Real World Code Sucks
An anonymous reader tips an article at El Reg about the disparity between the code you learn at school and the code you see at work. Quoting:
"There is a kind of cognitive dissonance in most people who've moved from the academic study of computer science to a job as a real-world software developer. The conflict lies in the fact that, whereas nearly every sample program in every textbook is a perfect and well-thought-out specimen, virtually no software out in the wild is, and this is rarely acknowledged. To be precise: a tremendous amount of source code written for real applications is not merely less perfect than the simple examples seen in school — it's outright terrible by any number of measures."
This just in: real world a lot harder than school.
Gee, thanks Slashdot!
The opposite is true too: code you see in textbooks is often horrible. It omits error checking, often uses global variables, makes assumptions, etc. Someone mentioned that K&R has memory leaks all over the place, because it's more readable.
The goal of textbook code is to be readable, to communicate, not to handle every possible case. This means industry code is often less readable, but more solid. I'm sure I've missed other ways academic code is bad.
Of course a lot of industry code is unreadable and also not solid. That's another issue.
"First they came for the slanderers and i said nothing."
Because in real life:
- specs change constantly
- need to work with crap that's already there
- there are deadlines
- need to get stuff done
And I'm pretty sure I'm forgetting some other points.
This just in: Examples provided in school have no practical real world application. Duh. In the real world you have things like deadlines, bosses, and clueless managers. When you screw up in class, the teacher tells you where you messed up and you get a chance to do it again. In the real world, when you screw up you probably won't know what you did, at least not right away. And you're going to have to figure it out while everyone is mad at you, calling your phone, and asking why it died.
I don't know where this idea of the Zen Programmer(tm) comes from with visions of calm blue waters and bright bleached sand and everything is calm, thought out, and composed.

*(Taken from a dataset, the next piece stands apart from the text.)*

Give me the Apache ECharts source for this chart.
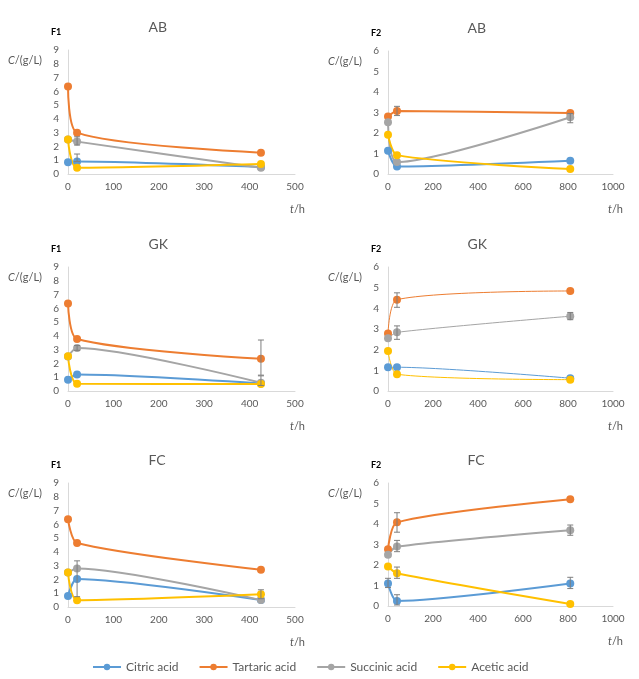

Programmers I know hammer down mountain dew like it's nobody's business. They do not spend months debugging and thinking about it academically: If it works, you move on to the next thing. Don't bitch about the quality of the code (manager or academic) in the real world because there are almost no programmers in the corporate world that sit around thinking in O notation and figuring out the best and worst case scenario for every line of code. They bang out 500 lines in a few hours and then hit compile and hope to god it works on the first go.
That's reality people -- you don't have the time, the resources, and if you took the academic attitude to work with you, you'd be cut up and used as shark food by everyone else for being so damn slow and pragmatic when they need things working tonight so they can go home after being there for 15 effing hours to make the latest milestone.
#fuckbeta #iamslashdot #dicemustdie
"In theory there's no difference between theory and reality....in reality it's the other way around"
Seriously, real world code is by definition 'real world' and doesn't live by the theoretical pillars of design. It has to deal with actual deadlines, finite resources and of course office politics.
People in cars cause accidents....accidents in cars cause people
Summarized as follows:
"In theory there's no difference between theory and reality....in reality it's the other way around"
Seriously, real world code is by definition 'real world' and doesn't live by the theoretical pillars of design. It has to deal with actual deadlines, finite resources and of course office politics.
Exactly.
Where the professor can take 6 months to prepare a small simplistic demo application custom tailored to demonstrate his (pet) coding methods and design standards, in the real world you have to get things done, not in 6 months, not in 6 weeks, and seldom in 6 days. You might have 6 hours on a good day.
Does too much of this quick hacks find its way into production?
Absolutely.
Do bad 2x4s find their way into house construction? Of course.
But corporate world code runs every single day, not twice a semester. Its "good enough".
And if it starts to fail it get rewritten, or patched. The truth of the matter is that corporate
systems are long lived, and few if any are fully understood by the current staff, because the guy who wrote it moved on 8 years ago.
And Yet, it gets the job done day after day, year in and year out, because people watch it and know what to expect.
Do houses fall down because of bad 2x4s? Virtually never. Maybe after years of
remodeling, rewiring, re-plumbing, the place will burn down, but there is usually
a recent idiot involved, rather than the original builder.
We build things "good enough" in this world. Not Perfect.
Sig Battery depleted. Reverting to safe mode.